◆ **Brief**: Skip every picture and transcribe the remaining material exactly.

+ + + + + + +

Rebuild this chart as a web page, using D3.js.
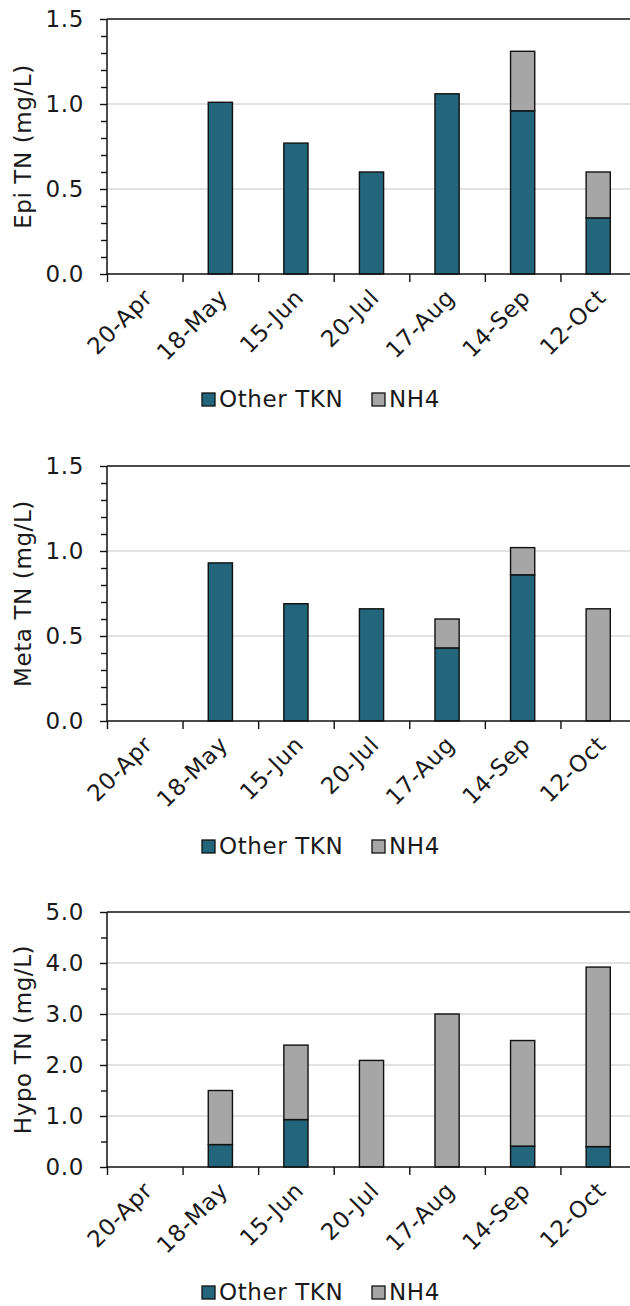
<!DOCTYPE html>
<html>
<head>
<meta charset="utf-8">
<script src="https://cdn.jsdelivr.net/npm/d3@7"></script>
<style>
  html, body { margin: 0; padding: 0; background: #fff; }
  svg { display: block; }
  text { font-family: "DejaVu Sans", sans-serif; fill: #1a1a1a; letter-spacing: 0.6px; }
</style>
</head>
<body>
<div id="chart"></div>
<script>
// ---- Data ----
const dates = ["20-Apr", "18-May", "15-Jun", "20-Jul", "17-Aug", "14-Sep", "12-Oct"];
const seriesNames = ["Other TKN", "NH4"];

const epiOther  = [null, 1.01, 0.77, 0.60, 1.06, 0.96, 0.33];
const epiNH4    = [null, 0,    0,    0,    0,    0.35, 0.27];

const metaOther = [null, 0.93, 0.69, 0.66, 0.43, 0.86, 0];
const metaNH4   = [null, 0,    0,    0,    0.17, 0.16, 0.66];

const hypoOther = [null, 0.44, 0.93, 0,    0,    0.41, 0.40];
const hypoNH4   = [null, 1.06, 1.46, 2.09, 3.00, 2.07, 3.52];

const epiTicks  = [0, 0.5, 1.0, 1.5];
const metaTicks = [0, 0.5, 1.0, 1.5];
const hypoTicks = [0, 1, 2, 3, 4, 5];

const panels = [
  { title: "Epi TN (mg/L)",  other: epiOther,  nh4: epiNH4,  max: 1.5, ticks: epiTicks,  minorStep: 0.1, top: 19 },
  { title: "Meta TN (mg/L)", other: metaOther, nh4: metaNH4, max: 1.5, ticks: metaTicks, minorStep: 0.1, top: 466 },
  { title: "Hypo TN (mg/L)", other: hypoOther, nh4: hypoNH4, max: 5.0, ticks: hypoTicks, minorStep: 0.5, top: 912 }
];

const colors = { "Other TKN": "#23657a", "NH4": "#a6a6a6" };

// ---- Layout ----
const W = 630, H = 1306;
const left = 107, plotW = 529, plotH = 255;
const fs = 23;

const svg = d3.select("#chart").append("svg")
  .attr("width", W).attr("height", H);

const x = d3.scaleBand().domain(dates).range([left, left + plotW])
  .paddingInner(0.68).paddingOuter(0.34);
const xb = d3.scaleLinear().domain([0, dates.length]).range([left, left + plotW]);

panels.forEach(p => {
  const top = p.top, bottom = top + plotH;
  const y = d3.scaleLinear().domain([0, p.max]).range([bottom, top]);
  const g = svg.append("g");

  // gridlines
  g.selectAll("line.grid").data(p.ticks.filter(t => t > 0 && t < p.max)).enter()
    .append("line").attr("class", "grid")
    .attr("x1", left).attr("x2", left + plotW)
    .attr("y1", d => y(d)).attr("y2", d => y(d))
    .attr("stroke", "#d9d9d9").attr("stroke-width", 1.3);

  // top border
  g.append("line")
    .attr("x1", left).attr("x2", left + plotW)
    .attr("y1", y(p.max)).attr("y2", y(p.max))
    .attr("stroke", "#111").attr("stroke-width", 1.4);

  // bars
  const rows = dates.map((d, i) => ({ date: d, other: p.other[i], nh4: p.nh4[i] }))
    .filter(r => r.other !== null);
  const stack = d3.stack().keys(["other", "nh4"])(rows);
  stack.forEach((layer, li) => {
    const name = seriesNames[li];
    g.selectAll(null).data(layer.filter(s => s[1] - s[0] > 0)).enter()
      .append("rect")
      .attr("x", s => x(s.data.date))
      .attr("width", x.bandwidth())
      .attr("y", s => y(s[1]))
      .attr("height", s => y(s[0]) - y(s[1]))
      .attr("fill", colors[name])
      .attr("stroke", "#111").attr("stroke-width", 1.4);
  });

  // y axis minor
  const minorVals = d3.range(0, p.max + 1e-9, p.minorStep)
    .map(v => +v.toFixed(2)).filter(v => !p.ticks.some(t => Math.abs(t - v) < 1e-6));
  const yMinor = g.append("g").attr("transform", `translate(${left},0)`)
    .call(d3.axisLeft(y).tickValues(minorVals).tickSize(6).tickFormat(""));
  yMinor.select(".domain").remove();
  yMinor.selectAll("line").attr("stroke", "#111").attr("stroke-width", 1.4);

  // y axis major
  const yAxis = g.append("g").attr("transform", `translate(${left},0)`)
    .call(d3.axisLeft(y).tickValues(p.ticks).tickSize(7).tickPadding(16).tickFormat(d3.format(".1f")));
  yAxis.select(".domain").attr("stroke", "#111").attr("stroke-width", 1.5)
    .attr("d", `M0,${top}V${bottom}`);
  yAxis.selectAll("line").attr("stroke", "#111").attr("stroke-width", 1.4);
  yAxis.selectAll("text").attr("font-size", fs).attr("fill", "#1a1a1a")
    .attr("font-family", "DejaVu Sans, sans-serif");

  // x axis
  const xAxis = g.append("g").attr("transform", `translate(0,${bottom})`)
    .call(d3.axisBottom(xb).tickValues(d3.range(0, dates.length + 1)).tickSize(8).tickFormat(""));
  xAxis.select(".domain").attr("stroke", "#111").attr("stroke-width", 1.5)
    .attr("d", `M${left},0H${left + plotW}`);
  xAxis.selectAll("line").attr("stroke", "#111").attr("stroke-width", 1.4);

  // x labels rotated
  g.selectAll(null).data(dates).enter().append("text")
    .attr("transform", d => `translate(${x(d) + x.bandwidth() / 2 + 9},${bottom + 25}) rotate(-45)`)
    .attr("text-anchor", "end")
    .attr("font-size", fs)
    .text(d => d);

  // y title
  g.append("text")
    .attr("transform", `translate(31,${(top + bottom) / 2}) rotate(-90)`)
    .attr("text-anchor", "middle")
    .attr("font-size", fs)
    .text(p.title);

  // legend
  const ly = bottom + 119;
  const legendX = [202, 372];
  seriesNames.forEach((name, i) => {
    g.append("rect").attr("x", legendX[i]).attr("y", ly)
      .attr("width", 13).attr("height", 13)
      .attr("fill", colors[name]).attr("stroke", "#111").attr("stroke-width", 1.3);
    g.append("text").attr("x", legendX[i] + 17).attr("y", ly + 14)
      .attr("font-size", fs).text(name);
  });
});
</script>
</body>
</html>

+ + + + + + +

◆ **Task result**:
Rebuild this chart as a web page, using D3.js.
<!DOCTYPE html>
<html>
<head>
<meta charset="utf-8">
<script src="https://cdn.jsdelivr.net/npm/d3@7"></script>
<style>
  html, body { margin: 0; padding: 0; background: #fff; }
  svg { display: block; }
  text { font-family: "DejaVu Sans", sans-serif; fill: #1a1a1a; letter-spacing: 0.6px; }
</style>
</head>
<body>
<div id="chart"></div>
<script>
// ---- Data ----
const dates = ["20-Apr", "18-May", "15-Jun", "20-Jul", "17-Aug", "14-Sep", "12-Oct"];
const seriesNames = ["Other TKN", "NH4"];

const epiOther  = [null, 1.01, 0.77, 0.60, 1.06, 0.96, 0.33];
const epiNH4    = [null, 0,    0,    0,    0,    0.35, 0.27];

const metaOther = [null, 0.93, 0.69, 0.66, 0.43, 0.86, 0];
const metaNH4   = [null, 0,    0,    0,    0.17, 0.16, 0.66];

const hypoOther = [null, 0.44, 0.93, 0,    0,    0.41, 0.40];
const hypoNH4   = [null, 1.06, 1.46, 2.09, 3.00, 2.07, 3.52];

const epiTicks  = [0, 0.5, 1.0, 1.5];
const metaTicks = [0, 0.5, 1.0, 1.5];
const hypoTicks = [0, 1, 2, 3, 4, 5];

const panels = [
  { title: "Epi TN (mg/L)",  other: epiOther,  nh4: epiNH4,  max: 1.5, ticks: epiTicks,  minorStep: 0.1, top: 19 },
  { title: "Meta TN (mg/L)", other: metaOther, nh4: metaNH4, max: 1.5, ticks: metaTicks, minorStep: 0.1, top: 466 },
  { title: "Hypo TN (mg/L)", other: hypoOther, nh4: hypoNH4, max: 5.0, ticks: hypoTicks, minorStep: 0.5, top: 912 }
];

const colors = { "Other TKN": "#23657a", "NH4": "#a6a6a6" };

// ---- Layout ----
const W = 630, H = 1306;
const left = 107, plotW = 529, plotH = 255;
const fs = 23;

const svg = d3.select("#chart").append("svg")
  .attr("width", W).attr("height", H);

const x = d3.scaleBand().domain(dates).range([left, left + plotW])
  .paddingInner(0.68).paddingOuter(0.34);
const xb = d3.scaleLinear().domain([0, dates.length]).range([left, left + plotW]);

panels.forEach(p => {
  const top = p.top, bottom = top + plotH;
  const y = d3.scaleLinear().domain([0, p.max]).range([bottom, top]);
  const g = svg.append("g");

  // gridlines
  g.selectAll("line.grid").data(p.ticks.filter(t => t > 0 && t < p.max)).enter()
    .append("line").attr("class", "grid")
    .attr("x1", left).attr("x2", left + plotW)
    .attr("y1", d => y(d)).attr("y2", d => y(d))
    .attr("stroke", "#d9d9d9").attr("stroke-width", 1.3);

  // top border
  g.append("line")
    .attr("x1", left).attr("x2", left + plotW)
    .attr("y1", y(p.max)).attr("y2", y(p.max))
    .attr("stroke", "#111").attr("stroke-width", 1.4);

  // bars
  const rows = dates.map((d, i) => ({ date: d, other: p.other[i], nh4: p.nh4[i] }))
    .filter(r => r.other !== null);
  const stack = d3.stack().keys(["other", "nh4"])(rows);
  stack.forEach((layer, li) => {
    const name = seriesNames[li];
    g.selectAll(null).data(layer.filter(s => s[1] - s[0] > 0)).enter()
      .append("rect")
      .attr("x", s => x(s.data.date))
      .attr("width", x.bandwidth())
      .attr("y", s => y(s[1]))
      .attr("height", s => y(s[0]) - y(s[1]))
      .attr("fill", colors[name])
      .attr("stroke", "#111").attr("stroke-width", 1.4);
  });

  // y axis minor
  const minorVals = d3.range(0, p.max + 1e-9, p.minorStep)
    .map(v => +v.toFixed(2)).filter(v => !p.ticks.some(t => Math.abs(t - v) < 1e-6));
  const yMinor = g.append("g").attr("transform", `translate(${left},0)`)
    .call(d3.axisLeft(y).tickValues(minorVals).tickSize(6).tickFormat(""));
  yMinor.select(".domain").remove();
  yMinor.selectAll("line").attr("stroke", "#111").attr("stroke-width", 1.4);

  // y axis major
  const yAxis = g.append("g").attr("transform", `translate(${left},0)`)
    .call(d3.axisLeft(y).tickValues(p.ticks).tickSize(7).tickPadding(16).tickFormat(d3.format(".1f")));
  yAxis.select(".domain").attr("stroke", "#111").attr("stroke-width", 1.5)
    .attr("d", `M0,${top}V${bottom}`);
  yAxis.selectAll("line").attr("stroke", "#111").attr("stroke-width", 1.4);
  yAxis.selectAll("text").attr("font-size", fs).attr("fill", "#1a1a1a")
    .attr("font-family", "DejaVu Sans, sans-serif");

  // x axis
  const xAxis = g.append("g").attr("transform", `translate(0,${bottom})`)
    .call(d3.axisBottom(xb).tickValues(d3.range(0, dates.length + 1)).tickSize(8).tickFormat(""));
  xAxis.select(".domain").attr("stroke", "#111").attr("stroke-width", 1.5)
    .attr("d", `M${left},0H${left + plotW}`);
  xAxis.selectAll("line").attr("stroke", "#111").attr("stroke-width", 1.4);

  // x labels rotated
  g.selectAll(null).data(dates).enter().append("text")
    .attr("transform", d => `translate(${x(d) + x.bandwidth() / 2 + 9},${bottom + 25}) rotate(-45)`)
    .attr("text-anchor", "end")
    .attr("font-size", fs)
    .text(d => d);

  // y title
  g.append("text")
    .attr("transform", `translate(31,${(top + bottom) / 2}) rotate(-90)`)
    .attr("text-anchor", "middle")
    .attr("font-size", fs)
    .text(p.title);

  // legend
  const ly = bottom + 119;
  const legendX = [202, 372];
  seriesNames.forEach((name, i) => {
    g.append("rect").attr("x", legendX[i]).attr("y", ly)
      .attr("width", 13).attr("height", 13)
      .attr("fill", colors[name]).attr("stroke", "#111").attr("stroke-width", 1.3);
    g.append("text").attr("x", legendX[i] + 17).attr("y", ly + 14)
      .attr("font-size", fs).text(name);
  });
});
</script>
</body>
</html>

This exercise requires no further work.